2 MİLYAR KADIN VE KIZ ÇOCUĞU SOSYAL HAKTAN MAHRUM
Dünyada aşırı sağ politikaların ilk saldırdığı alan kamusal ve sosyal haklar oluyor. Savaş ve askeri harcamalar, Rusya-Ukrayna savaşı ve İsrail’in Filistin’e saldırıları nedeniyle artarken, kamusal hizmetler ve kadınlara ayrılan bütçeden kesintiye gidiliyor. BM’nin 2024 raporu, 2 milyar kadın ve kız çocuğunun sosyal haklardan mahrum olduğunu ve neredeyse hiçbir sosyal haktan yararlanmadığını belirtiyor.
Dünya genelinde kadınlar ciddi açlık ve yoksullukla karşı karşıya. BM 2024 raporuna göre, 47.8 milyon kadın açlıkla mücadele ediyor, bu da dünya genelinde kadınların yaklaşık yüzde 27’sinin aç olduğunu gösteriyor. Ayrıca 24.3 milyon kadın aşırı yoksullukla mücadele ediyor. Kamusal ve sosyal haklardaki kesintiler, yoksulluğun artışı, özellikle kız çocuklarının eğitimine olumsuz yansıyor.
Rapor, dünyada 119.3 milyon kız çocuğunun eğitimin dışında kaldığını gösteriyor. Kız çocuklarının yüzde 39’u lise eğitimini tamamlayamazken, 2024’te 20-24 yaş arasındaki kadınların yüzde 18.7’sinin 18 yaşından önce evlendirildikleri gözlemleniyor.
BAKIM YÜKÜ VE ESNEK ÇALIŞMA DÖNGÜSÜ
Kamusal haklara saldırılar, kadınlar üzerindeki bakım yükünün ağırlaşmasına neden oluyor. Kamu hizmetlerinin kesilmesi ve yoksulluğun oluşturduğu şartlar kadınları esnek ve güvensiz çalışmaya itiyor. AB’nin düşük gelirli ülkeler olarak kategorize ettiği Afganistan, Burkina Faso, Burundi, Çad, Demokratik Kongo Cumhuriyeti, Güney Sudan ve Haiti gibi ülkelerde kadın istihdamının yüzde 91.1’i kayıt dışı. Alman Sendikalar Birliği (DGB) Genel Başkanı Yasmin Fahimi’nin yaptığı son açıklamaya göre kamusal harcamalara kısıtlılık getiren Almanya’da her üç kadından biri esnek çalışıyor.
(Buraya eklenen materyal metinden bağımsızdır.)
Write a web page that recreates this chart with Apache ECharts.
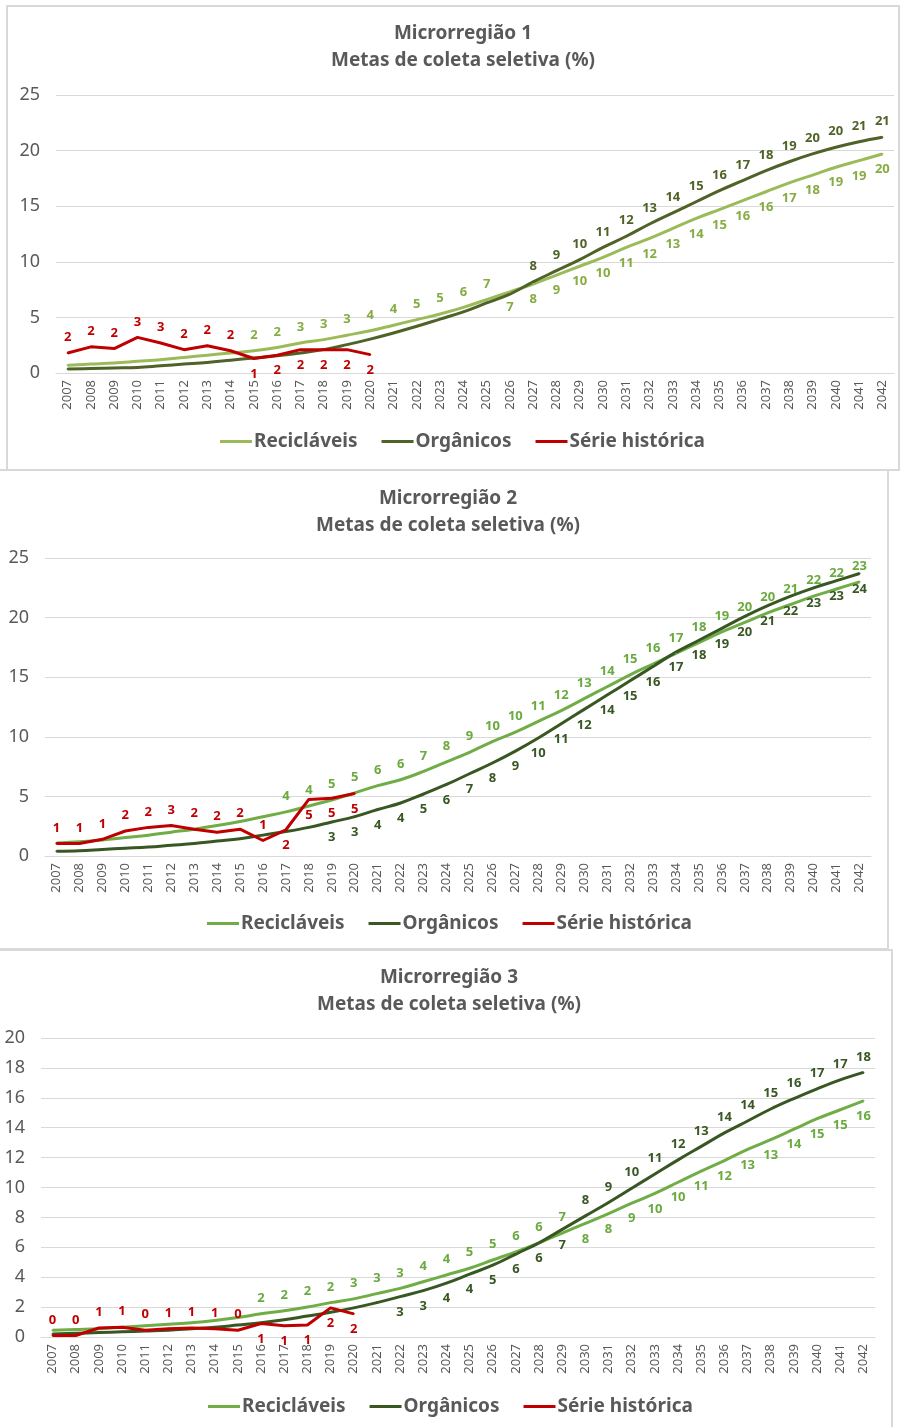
<!DOCTYPE html>
<html>
<head>
<meta charset="utf-8">
<script src="https://cdn.jsdelivr.net/npm/echarts@6/dist/echarts.min.js"></script>
<style>
  body { margin: 0; background: #fff; width: 901px; height: 1427px; position: relative; overflow: hidden; }
  .panel { position: absolute; border: 2px solid #d9d9d9; box-sizing: border-box; background: #fff; }
  .chart { width: 100%; height: 100%; }
</style>
</head>
<body>
<div class="panel" style="left:6px;top:5px;width:894px;height:466px"><div class="chart" id="c1"></div></div>
<div class="panel" style="left:-2px;top:469px;width:891px;height:481px"><div class="chart" id="c2"></div></div>
<div class="panel" style="left:-2px;top:949px;width:895px;height:482px"><div class="chart" id="c3"></div></div>
<script>
  // anos (eixo x)
  var years = ['2007', '2008', '2009', '2010', '2011', '2012', '2013', '2014', '2015', '2016', '2017', '2018',
    '2019', '2020', '2021', '2022', '2023', '2024', '2025', '2026', '2027', '2028', '2029', '2030',
    '2031', '2032', '2033', '2034', '2035', '2036', '2037', '2038', '2039', '2040', '2041', '2042'];

  // Microrregião 1
  var recic1 = [0.7, 0.8, 0.9, 1.05, 1.2, 1.4, 1.6, 1.8, 2.0, 2.3, 2.7, 3.0, 3.4, 3.8, 4.3, 4.8, 5.3, 5.9,
    6.6, 7.3, 8.0, 8.8, 9.6, 10.4, 11.3, 12.1, 13.0, 13.9, 14.7, 15.5, 16.3, 17.1, 17.8, 18.5, 19.1, 19.7];
  var organ1 = [0.35, 0.4, 0.45, 0.5, 0.65, 0.8, 0.95, 1.15, 1.35, 1.55, 1.8, 2.1, 2.55, 3.05, 3.6, 4.2, 4.85, 5.5,
    6.3, 7.1, 8.2, 9.2, 10.2, 11.3, 12.3, 13.4, 14.4, 15.4, 16.4, 17.3, 18.2, 19.0, 19.7, 20.3, 20.8, 21.2];
  var hist1 = [1.8, 2.35, 2.2, 3.2, 2.7, 2.1, 2.45, 2.0, 1.3, 1.6, 2.1, 2.1, 2.1, 1.65];

  // Microrregião 2
  var recic2 = [1.1, 1.2, 1.35, 1.55, 1.75, 2.0, 2.25, 2.55, 2.9, 3.3, 3.7, 4.2, 4.7, 5.3, 5.9, 6.4, 7.1, 7.9,
    8.7, 9.6, 10.4, 11.3, 12.2, 13.2, 14.2, 15.2, 16.1, 17.0, 17.9, 18.8, 19.6, 20.4, 21.1, 21.8, 22.4, 23.0];
  var organ2 = [0.4, 0.45, 0.55, 0.65, 0.75, 0.9, 1.05, 1.25, 1.45, 1.75, 2.05, 2.4, 2.85, 3.3, 3.9, 4.45, 5.2, 6.0,
    6.9, 7.8, 8.8, 9.9, 11.1, 12.3, 13.5, 14.7, 15.9, 17.1, 18.1, 19.1, 20.1, 21.0, 21.8, 22.5, 23.1, 23.7];
  var hist2 = [1.05, 1.05, 1.4, 2.1, 2.4, 2.55, 2.25, 2.0, 2.25, 1.3, 2.2, 4.75, 4.85, 5.25];

  // Microrregião 3
  var recic3 = [0.45, 0.5, 0.55, 0.65, 0.75, 0.85, 0.95, 1.1, 1.3, 1.55, 1.75, 2.0, 2.3, 2.55, 2.9, 3.25, 3.7, 4.15,
    4.6, 5.15, 5.7, 6.3, 6.95, 7.6, 8.25, 8.95, 9.6, 10.35, 11.1, 11.8, 12.55, 13.2, 13.9, 14.6, 15.2, 15.8];
  var organ3 = [0.2, 0.25, 0.3, 0.35, 0.4, 0.45, 0.55, 0.65, 0.8, 0.95, 1.15, 1.4, 1.65, 1.95, 2.3, 2.7, 3.1, 3.6,
    4.2, 4.8, 5.55, 6.3, 7.2, 8.1, 9.0, 9.95, 10.9, 11.85, 12.75, 13.65, 14.45, 15.25, 15.95, 16.6, 17.2, 17.7];
  var hist3 = [0.1, 0.1, 0.6, 0.65, 0.45, 0.55, 0.6, 0.55, 0.45, 0.9, 0.75, 0.8, 1.95, 1.55];

  var gray = '#595959';
  var font = 'Noto Sans';

  // rótulos: a partir de que ano aparecem, e onde ficam (antes / depois do ano "flip")
  var buildData = function (values, lab) {
    return values.map(function (v, i) {
      var y = +years[i];
      return {
        value: v,
        label: {
          show: y >= lab.from,
          position: (lab.flip && y >= lab.flip) ? lab.after : lab.before
        }
      };
    });
  };

  var lineSeries = function (name, values, color, labelColor, smooth, lab) {
    return {
      name: name,
      type: 'line',
      data: buildData(values, lab),
      smooth: smooth,
      symbol: 'circle',
      symbolSize: 2,
      showSymbol: true,
      lineStyle: { color: color, width: 3 },
      itemStyle: { color: color },
      label: {
        distance: 8,
        color: labelColor,
        fontFamily: font,
        fontSize: 13,
        fontWeight: 'bold',
        formatter: function (p) { return Math.round(p.value); }
      },
      labelLayout: { hideOverlap: false },
      z: smooth ? 2 : 3
    };
  };

  var makeChart = function (domId, cfg) {
    var chart = echarts.init(document.getElementById(domId));
    chart.setOption({
      animation: false,
      backgroundColor: '#fff',
      title: {
        text: cfg.title + '\nMetas de coleta seletiva (%)',
        left: cfg.titleX,
        top: cfg.titleTop,
        textAlign: 'center',
        textStyle: { fontFamily: font, fontSize: 19, fontWeight: 'bold', color: gray, lineHeight: 27 }
      },
      legend: {
        left: cfg.legendLeft,
        top: cfg.legendTop,
        icon: 'rect',
        itemWidth: 32,
        itemHeight: 3,
        itemGap: 24,
        textStyle: { fontFamily: font, fontSize: 19, fontWeight: 'bold', color: gray, padding: [0, 0, 0, -3] },
        data: ['Recicláveis', 'Orgânicos', 'Série histórica']
      },
      grid: cfg.grid,
      xAxis: {
        type: 'category',
        data: years,
        boundaryGap: true,
        axisTick: { show: false },
        axisLine: { lineStyle: { color: '#d9d9d9', width: 1 } },
        axisLabel: { rotate: 90, interval: 0, margin: 7, fontFamily: font, fontSize: 13, color: gray }
      },
      yAxis: {
        type: 'value',
        min: 0,
        max: cfg.yMax,
        interval: cfg.yStep,
        axisLabel: { margin: 16, fontFamily: font, fontSize: 18, color: gray },
        splitLine: { lineStyle: { color: '#d9d9d9', width: 1 } }
      },
      series: [
        lineSeries('Recicláveis', cfg.recic, cfg.light, cfg.lightLabel, 0.4, cfg.labR),
        lineSeries('Orgânicos', cfg.organ, cfg.dark, cfg.dark, 0.4, cfg.labO),
        lineSeries('Série histórica', cfg.hist, '#c00000', '#c00000', false, cfg.labH)
      ]
    });
    return chart;
  };

  makeChart('c1', {
    title: 'Microrregião 1', titleX: 450, titleTop: 8, legendLeft: 207, legendTop: 420,
    grid: { left: 48, top: 88, width: 838, height: 278 },
    yMax: 25, yStep: 5,
    light: '#9bbb59', lightLabel: '#86ac44', dark: '#4f6228',
    recic: recic1, organ: organ1, hist: hist1,
    labR: { from: 2015, flip: 2026, before: 'top', after: 'bottom' },
    labO: { from: 2027, before: 'top' },
    labH: { from: 2007, flip: 2015, before: 'top', after: 'bottom' }
  });

  makeChart('c2', {
    title: 'Microrregião 2', titleX: 443, titleTop: 9, legendLeft: 202, legendTop: 438,
    grid: { left: 45, top: 87, width: 826, height: 298 },
    yMax: 25, yStep: 5,
    light: '#70ad47', lightLabel: '#6aaa3f', dark: '#385723',
    recic: recic2, organ: organ2, hist: hist2,
    labR: { from: 2017, before: 'top' },
    labO: { from: 2019, before: 'bottom' },
    labH: { from: 2007, flip: 2017, before: 'top', after: 'bottom' }
  });

  makeChart('c3', {
    title: 'Microrregião 3', titleX: 444, titleTop: 8, legendLeft: 203, legendTop: 441,
    grid: { left: 41, top: 87, width: 834, height: 299 },
    yMax: 20, yStep: 2,
    light: '#70ad47', lightLabel: '#6aaa3f', dark: '#385723',
    recic: recic3, organ: organ3, hist: hist3,
    labR: { from: 2016, flip: 2030, before: 'top', after: 'bottom' },
    labO: { from: 2022, flip: 2030, before: 'bottom', after: 'top' },
    labH: { from: 2007, flip: 2016, before: 'top', after: 'bottom' }
  });
</script>
</body>
</html>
Ücretlerdeki eşitsizlik de verilere yansıyor. 2024’te dünya genelinde kadınların yüzde 20’si aynı işte çalıştığı erkeklerden daha az ücret alıyor.
Women’s Budget Group’un 2024 raporuna göre, İngiltere’de kadınların yaklaşık yüzde 4’ü sıfır-saatlik sözleşmelerle çalışıyor. Bu sözleşmeler, patronun düzenli maaş garantisi vermeden sadece çalışılan saatler için ödeme yapılmasını öngörüyor. Ayrıca, yarı zamanlı çalışanların yüzde 72’si kadınlardan oluşuyor ve bu oran geçen yıla göre artmış.
YENİ MÜCADELE SÜREÇLERİ
Kadınların esnek ve güvencesiz işlerde çalışma oranı neredeyse tüm dünyada artarken bu sürecin şiddet oranlarına da yansıyor olması şaşırtıcı değil. Bu süreç kadınlar açısından elbet yeni mücadele süreçlerini de ortaya seriyor. Örneğin 25 Kasım’da Uluslararası Çalışma Örgütü ILO’nun iş yerinde tacize karşı sözleşmesini imzalamayan İsviçre’de 10 bin kişiyi aşkın kadın, sendika ve demokratik kitle örgütü, “Şiddetten Çıkış Yolları” şiarıyla güvencesiz çalışmaya ve şiddete karşı 16 günlük kampanya örgütledi, sokağa çıktı.